Machinima: 3D Game-Based Filmmaking

With the release of The Sims 2 comes a new ad campaign, featuring machinima (pronounced ma-SHEEN-i-ma), a new film genre where video game players capture footage of themselves and then edit it together with narrative. Electronic Arts hired Rooster Teeth Productions to create “The Strangerhood“, a parody of reality TV, to promote their Sims 2 game. Machinima has become so popular that The Academy of Machinima Arts & Sciences is planning the 2005 Machinima Film Festival in NYC for November, and The New York Times wrote an article about Rooster Teeth Productions in their August issue titled The Xbox Auteurs.

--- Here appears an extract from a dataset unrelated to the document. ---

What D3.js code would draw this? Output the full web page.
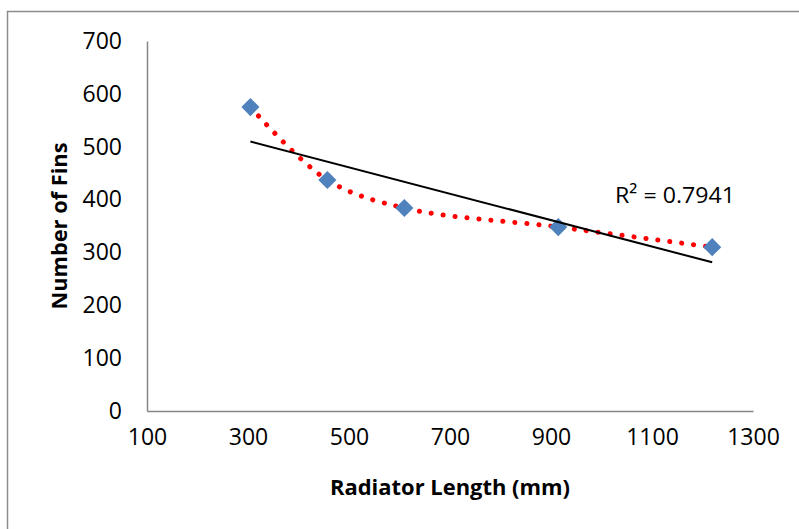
<!DOCTYPE html>
<html>
<head>
<meta charset="utf-8">
<script src="https://cdn.jsdelivr.net/npm/d3@7"></script>
<style>
  body { margin: 0; background: #fff; }
  svg { display: block; font-family: "Open Sans", sans-serif; }
</style>
</head>
<body>
<div id="chart"></div>
<script>
// radiator data
const lengthMm = [304.8, 457.2, 609.6, 914.4, 1219.2];
const fins = [575, 437, 384, 348, 310];
const xTicks = [100, 300, 500, 700, 900, 1100, 1300];
const yTicks = [0, 100, 200, 300, 400, 500, 600, 700];
const r2Label = "R\u00B2 = 0.7941";

const width = 799, height = 529;
const plot = { left: 147, right: 753, top: 41, bottom: 411 };

const svg = d3.select("#chart").append("svg")
    .attr("width", width)
    .attr("height", height);

// outer chart frame
svg.append("rect")
    .attr("x", 7.5).attr("y", 11.5)
    .attr("width", 800).attr("height", 530)
    .attr("fill", "none")
    .attr("stroke", "#8c8c8c")
    .attr("stroke-width", 1.5);

const x = d3.scaleLinear().domain([100, 1300]).range([plot.left, plot.right]);
const y = d3.scaleLinear().domain([0, 700]).range([plot.bottom, plot.top]);

// axes
const xAxis = svg.append("g")
    .attr("transform", `translate(0,${plot.bottom})`)
    .call(d3.axisBottom(x).tickValues(xTicks).tickFormat(d3.format("d")).tickSize(0).tickPadding(18));
const yAxis = svg.append("g")
    .attr("transform", `translate(${plot.left},0)`)
    .call(d3.axisLeft(y).tickValues(yTicks).tickFormat(d3.format("d")).tickSize(0).tickPadding(25));

[xAxis, yAxis].forEach(g => {
    g.select(".domain").attr("stroke", "#868686").attr("stroke-width", 1.5);
    g.selectAll("text")
        .attr("font-family", "'Open Sans', sans-serif")
        .attr("font-size", 23)
        .attr("fill", "#000");
});

// series: smoothed dotted red line
const pts = lengthMm.map((d, i) => [d, fins[i]]);
const smooth = d3.line()
    .x(d => x(d[0]))
    .y(d => y(d[1]))
    .curve(d3.curveCatmullRom.alpha(0.5));

svg.append("path")
    .attr("d", smooth(pts))
    .attr("fill", "none")
    .attr("stroke", "#ff0000")
    .attr("stroke-width", 5)
    .attr("stroke-linecap", "round")
    .attr("stroke-dasharray", "0.1 11.9");

// markers
svg.append("g").selectAll("path")
    .data(pts)
    .enter()
    .append("path")
    .attr("d", d3.symbol().type(d3.symbolDiamond2).size(210))
    .attr("transform", d => `translate(${x(d[0])},${y(d[1])})`)
    .attr("fill", "#4f81bd");

// linear trendline
const xm = d3.mean(lengthMm), ym = d3.mean(fins);
const sxy = d3.sum(lengthMm, (d, i) => (d - xm) * (fins[i] - ym));
const sxx = d3.sum(lengthMm, d => (d - xm) * (d - xm));
const slope = sxy / sxx, icpt = ym - slope * xm;
const xExt = d3.extent(lengthMm);

svg.append("line")
    .attr("x1", x(xExt[0])).attr("y1", y(icpt + slope * xExt[0]))
    .attr("x2", x(xExt[1])).attr("y2", y(icpt + slope * xExt[1]))
    .attr("stroke", "#000")
    .attr("stroke-width", 2);

svg.append("text")
    .attr("x", 615).attr("y", 203)
    .attr("font-size", 22.5)
    .attr("textLength", 120)
    .attr("lengthAdjust", "spacingAndGlyphs")
    .text(r2Label);

// axis titles
svg.append("text")
    .attr("x", 450)
    .attr("y", 495)
    .attr("text-anchor", "middle")
    .attr("font-size", 21)
    .attr("font-weight", "bold")
    .attr("textLength", 240)
    .attr("lengthAdjust", "spacingAndGlyphs")
    .text("Radiator Length (mm)");

svg.append("text")
    .attr("transform", "translate(67,226) rotate(-90)")
    .attr("text-anchor", "middle")
    .attr("font-size", 21)
    .attr("font-weight", "bold")
    .attr("textLength", 167)
    .attr("lengthAdjust", "spacingAndGlyphs")
    .text("Number of Fins");
</script>
</body>
</html>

Yesterday, the new Doom movie, based on the ground-breaking video game hit theaters everywhere. The movie truly emulates the first-person gameplay of the original. As video games draw closer and closer to film quality, and more and more game-themed films are released, will we see machinima being used in Hollywood? Recently, Autodesk, the makers of 3ds Max, the premiere 3D game development platform, announced their merger with Alias, the makers of Maya, the industry standard for 3D in major Hollywood films. What this most likely means for the 3D development community is that eventually there will be one comprehensive 3D program for both video games and feature films. The line between games and films is blurring rapidly.